Goal :: Write out every line exactly, from the start of the records below to the line with "var barW07=0.283, barW08=0.2875;", and stop there. Don't write out the pictures.

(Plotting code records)
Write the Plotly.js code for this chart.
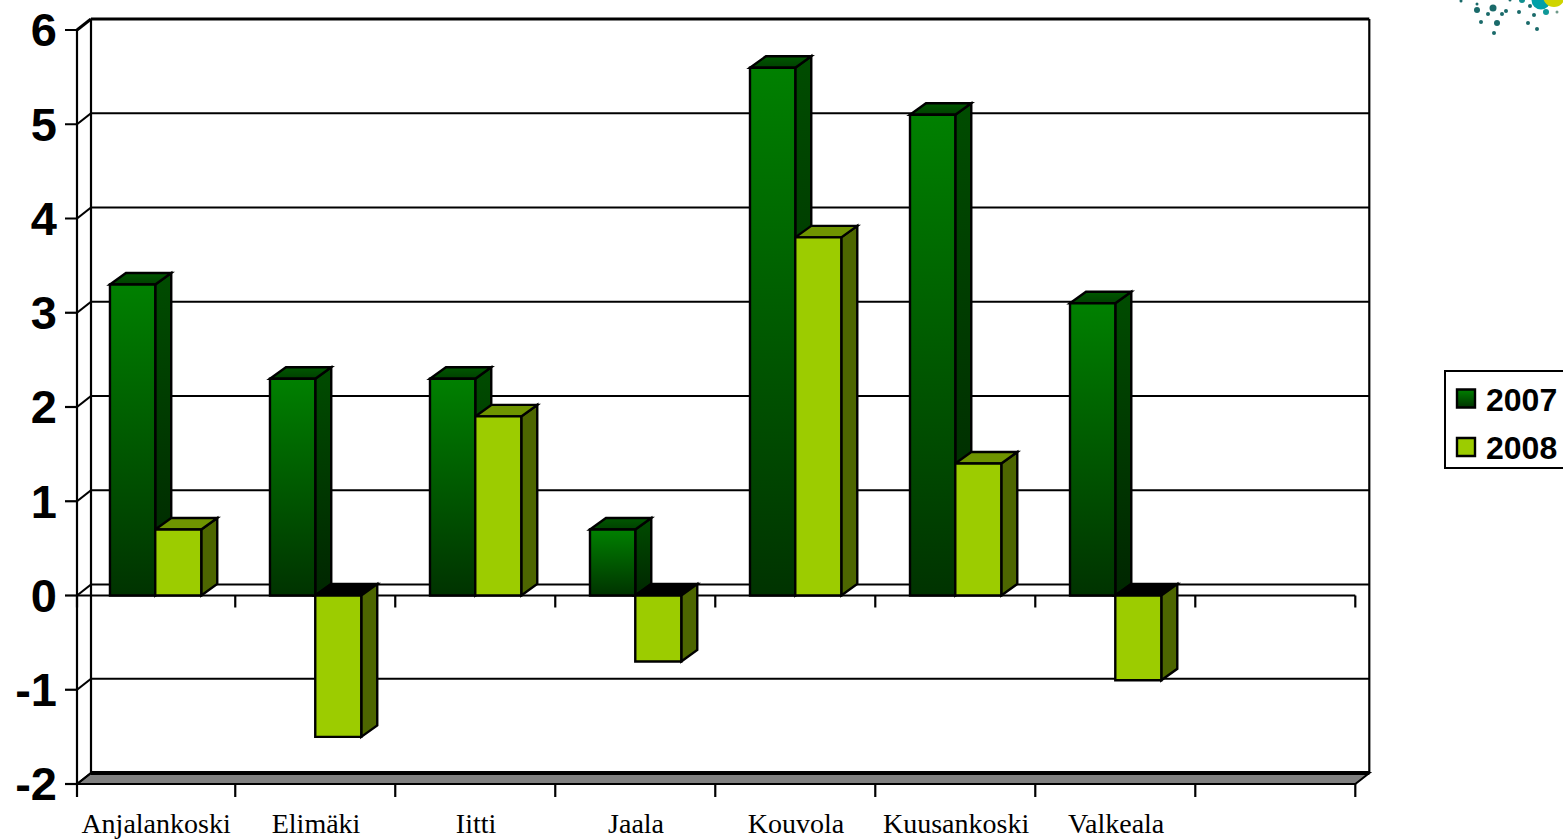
<!DOCTYPE html>
<html>
<head>
<meta charset="utf-8">
<script src="https://cdn.plot.ly/plotly-3.0.1.min.js"></script>
<style>html,body{margin:0;padding:0;background:#fff;overflow:hidden}#chart{width:1563px;height:840px}</style>
</head>
<body>
<div id="chart"></div>
<script>
var categories = ["Anjalankoski","Elimäki","Iitti","Jaala","Kouvola","Kuusankoski","Valkeala"];
var values2007 = [3.3,2.3,2.3,0.7,5.6,5.1,3.1];
var values2008 = [0.7,-1.5,1.9,-0.7,3.8,1.4,-0.9];
var seriesNames = ["2007","2008"];
var yTickValues = [6,5,4,3,2,1,0,-1,-2];
var yTickLabels = ["6","5","4","3","2","1","0","-1","-2"];
var slotEdges = [-0.489,0.5,1.5,2.5,3.5,4.5,5.5,6.5,7.5];

var W=1563,H=840;
var L=77,R=1355.3,T=30,B=784;
var xa=slotEdges[0], xb=slotEdges[slotEdges.length-1], ya=-2, yb=6;
var pxX=(R-L)/(xb-xa), pxY=(B-T)/(yb-ya);
var padL=15,padR=20,padT=15,padB=15;
var wallDX=14/pxX, wallDY=11/pxY, barDX=16/pxX, barDY=11.5/pxY;
var barW07=0.283, barW08=0.2875;

var shapes=[], grads={};
function poly(pts,fill,grad,lw){
  var d=pts.map(function(p,i){return (i?'L':'M')+p[0]+' '+p[1];}).join(' ')+' Z';
  if(grad) grads[shapes.length]=grad;
  shapes.push({type:'path',xref:'x',yref:'y',layer:'below',path:d,fillcolor:fill,line:{color:'#000',width:lw===undefined?2.4:lw}});
}
function seg(x0,y0,x1,y1,w,c){
  shapes.push({type:'line',xref:'x',yref:'y',layer:'below',x0:x0,y0:y0,x1:x1,y1:y1,line:{color:c||'#000',width:w||2}});
}
// floor and walls
poly([[xa,ya],[xa+wallDX,ya+wallDY],[xb+wallDX,ya+wallDY],[xb,ya]],'#808080',null,2);
seg(xa+wallDX,ya+wallDY,xb+wallDX,ya+wallDY,4);
seg(xa,ya,xa,yb,2.2);
seg(xa+wallDX,ya+wallDY,xa+wallDX,yb+wallDY,2.2);
seg(xb+wallDX,ya+wallDY,xb+wallDX,yb+wallDY,2.2);
seg(xa,ya,xb,ya,2);
yTickValues.forEach(function(v){
  seg(xa-12/pxX,v,xa,v,2.2);
  if(v===ya) { seg(xa,v,xa+wallDX,v+wallDY,2); return; }
  seg(xa,v,xa+wallDX,v+wallDY,v===yb?3:2.2);
  seg(xa+wallDX,v+wallDY,xb+wallDX,v+wallDY,v===yb?3:2.2);
});
// front zero axis, its ticks and the bottom ticks
seg(xa,0,xb,0,2.2);
slotEdges.forEach(function(x){
  seg(x,0,x,-12/pxY,2.2);
  seg(x,ya,x,ya-13/pxY,2.2);
});
// bar depth faces
function faces(x0,x1,v,side,topFill,sideGrad,topGrad){
  if(v>=0){
    poly([[x1,0],[x1+barDX,barDY],[x1+barDX,v+barDY],[x1,v]],side,sideGrad);
    poly([[x0,v],[x0+barDX,v+barDY],[x1+barDX,v+barDY],[x1,v]],topFill,topGrad);
  } else {
    poly([[x0,0],[x0+barDX,barDY],[x1+barDX,barDY],[x1,0]],'#000000');
    poly([[x1,v],[x1+barDX,v+barDY],[x1+barDX,barDY],[x1,0]],side,sideGrad);
  }
}
categories.forEach(function(c,i){
  faces(i-barW07,i,values2007[i],'#003800','#004d00','gSide07','gTop07');
  faces(i,i+barW08,values2008[i],'#4d6600','#6f9400',null,null);
});
// logo fragment in the top-right corner
var logoX=[1461,1477,1477,1493,1488,1502,1506,1519,1530,1522,1510,1481,1497,1528,1534,1537,1494,1546,1557];
var logoY=[1,4,10,8,14,14,11,12,6,0,0,22,23,23,15,29,33,12,12];
var logoR=[1.5,1.5,3,3.5,2,2,2,2,2,3,1.5,2,3,2,2,2,2,3,1.5];
var logoC=['#1a6a6a','#1a6a6a','#1a6a6a','#1a6a6a','#1a6a6a','#1a6a6a','#1a6a6a','#1a6a6a','#1a6a6a','#109090','#1a6a6a','#1a6a6a','#1a6a6a','#1a6a6a','#1a6a6a','#1a6a6a','#1a6a6a','#109898','#6f9a8a'];
function dot(x,y,r,c){
  shapes.push({type:'circle',xref:'paper',yref:'paper',layer:'above',x0:(x-r)/W,x1:(x+r)/W,y0:1-(y+r)/H,y1:1-(y-r)/H,fillcolor:c,line:{width:0}});
}
logoX.forEach(function(x,i){dot(x,logoY[i],logoR[i],logoC[i]);});
dot(1541,0,9.5,'#00a0a8');
dot(1554,-4,11,'#cfd400');

var xIndex=categories.map(function(c,i){return i;});
var traces=[
 {type:'bar',name:seriesNames[0],x:xIndex,y:values2007,width:barW07,offset:-barW07,marker:{color:'#006000',line:{color:'#000',width:2.4}},hoverinfo:'skip'},
 {type:'bar',name:seriesNames[1],x:xIndex,y:values2008,width:barW08,offset:0,marker:{color:'#9ccc00',line:{color:'#000',width:2.4}},hoverinfo:'skip'}
];
var layout={
 width:W,height:H,margin:{l:0,r:0,t:0,b:0,autoexpand:false},
 paper_bgcolor:'#fff',plot_bgcolor:'rgba(0,0,0,0)',
 barmode:'overlay',
 showlegend:true,
 legend:{x:1444/W,xanchor:'left',y:1-370/H,yanchor:'top',bordercolor:'#000',borderwidth:2,bgcolor:'#fff',
   font:{family:'Liberation Sans',size:32,color:'#000',weight:700},traceorder:'normal'},
 xaxis:{domain:[(L-padL)/W,(R+padR)/W],range:[xa-padL/pxX,xb+padR/pxX],type:'linear',showgrid:false,zeroline:false,showline:false,
   tickmode:'array',tickvals:xIndex.map(function(i){return i+0.005;}),ticktext:categories,ticks:'',
   tickfont:{family:'Liberation Serif',size:28,color:'#000'},ticklabelstandoff:5},
 yaxis:{domain:[1-(B+padB)/H,1-(T-padT)/H],range:[ya-padB/pxY,yb+padT/pxY],showgrid:false,zeroline:false,showline:false,
   tickmode:'array',tickvals:yTickValues,ticktext:yTickLabels,ticks:'',
   tickfont:{family:'Liberation Sans',size:47,color:'#000',weight:700},ticklabelstandoff:4},
 shapes:shapes
};
function defGrad(defs,id,c0,c1){
  var ns='http://www.w3.org/2000/svg';
  var g=document.createElementNS(ns,'linearGradient');
  g.setAttribute('id',id);g.setAttribute('x1','0');g.setAttribute('y1','0');g.setAttribute('x2','0');g.setAttribute('y2','1');
  [[0,c0],[1,c1]].forEach(function(s){
    var st=document.createElementNS(ns,'stop');st.setAttribute('offset',s[0]);st.setAttribute('stop-color',s[1]);g.appendChild(st);
  });
  defs.appendChild(g);
}
Plotly.newPlot('chart',traces,layout,{staticPlot:true,displayModeBar:false}).then(function(gd){
  var svg=gd.querySelector('svg.main-svg');
  var defs=svg.querySelector('defs');
  defGrad(defs,'gBar07','#008000','#003300');
  defGrad(defs,'gSide07','#004c00','#002600');
  defGrad(defs,'gTop07','#005800','#004000');
  gd.querySelectorAll('.shapelayer path').forEach(function(p){
    var id=p.getAttribute('data-index');
    if(grads[id]) p.style.fill='url(#'+grads[id]+')';
  });
  var bars=gd.querySelectorAll('.barlayer .trace');
  bars[0].querySelectorAll('path').forEach(function(p){p.style.fill='url(#gBar07)';});
  var items=gd.querySelectorAll('.legend .traces');
  var itemY=[28.5,77];
  items.forEach(function(it,i){
    var sw=it.querySelector('.legendbar path, .legendpoints path');
    if(sw){ sw.setAttribute('d','M9,9H-9V-9H9Z'); if(i===0) sw.style.fill='url(#gBar07)'; }
    var m=/translate\(([-\d.]+)/.exec(it.getAttribute('transform')||'');
    it.setAttribute('transform','translate('+(m?m[1]:0)+','+itemY[i]+')');
  });
  var bg=gd.querySelector('.legend rect.bg');
  if(bg) bg.setAttribute('height',97);
});
</script>
</body>
</html>
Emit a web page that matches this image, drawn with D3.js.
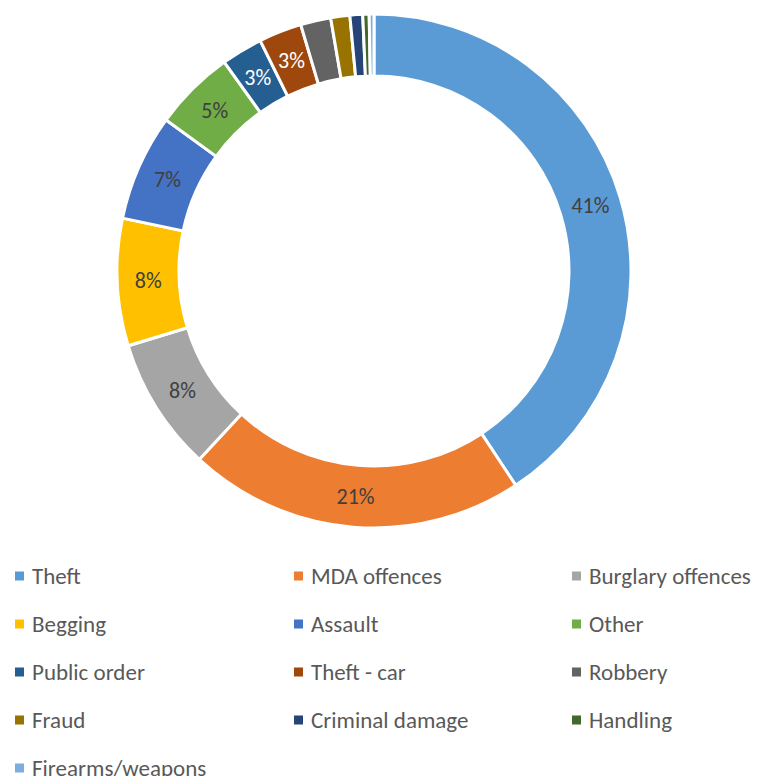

Task response ::
Write the Plotly.js code for this chart.
<!DOCTYPE html>
<html>
<head>
<meta charset="utf-8">
<script src="https://cdn.plot.ly/plotly-3.0.1.min.js"></script>
<style>html,body{margin:0;padding:0;background:#fff;overflow:hidden}#chart{width:1563px;height:840px}</style>
</head>
<body>
<div id="chart"></div>
<script>
var categories = ["Anjalankoski","Elimäki","Iitti","Jaala","Kouvola","Kuusankoski","Valkeala"];
var values2007 = [3.3,2.3,2.3,0.7,5.6,5.1,3.1];
var values2008 = [0.7,-1.5,1.9,-0.7,3.8,1.4,-0.9];
var seriesNames = ["2007","2008"];
var yTickValues = [6,5,4,3,2,1,0,-1,-2];
var yTickLabels = ["6","5","4","3","2","1","0","-1","-2"];
var slotEdges = [-0.489,0.5,1.5,2.5,3.5,4.5,5.5,6.5,7.5];

var W=1563,H=840;
var L=77,R=1355.3,T=30,B=784;
var xa=slotEdges[0], xb=slotEdges[slotEdges.length-1], ya=-2, yb=6;
var pxX=(R-L)/(xb-xa), pxY=(B-T)/(yb-ya);
var padL=15,padR=20,padT=15,padB=15;
var wallDX=14/pxX, wallDY=11/pxY, barDX=16/pxX, barDY=11.5/pxY;
var barW07=0.283, barW08=0.2875;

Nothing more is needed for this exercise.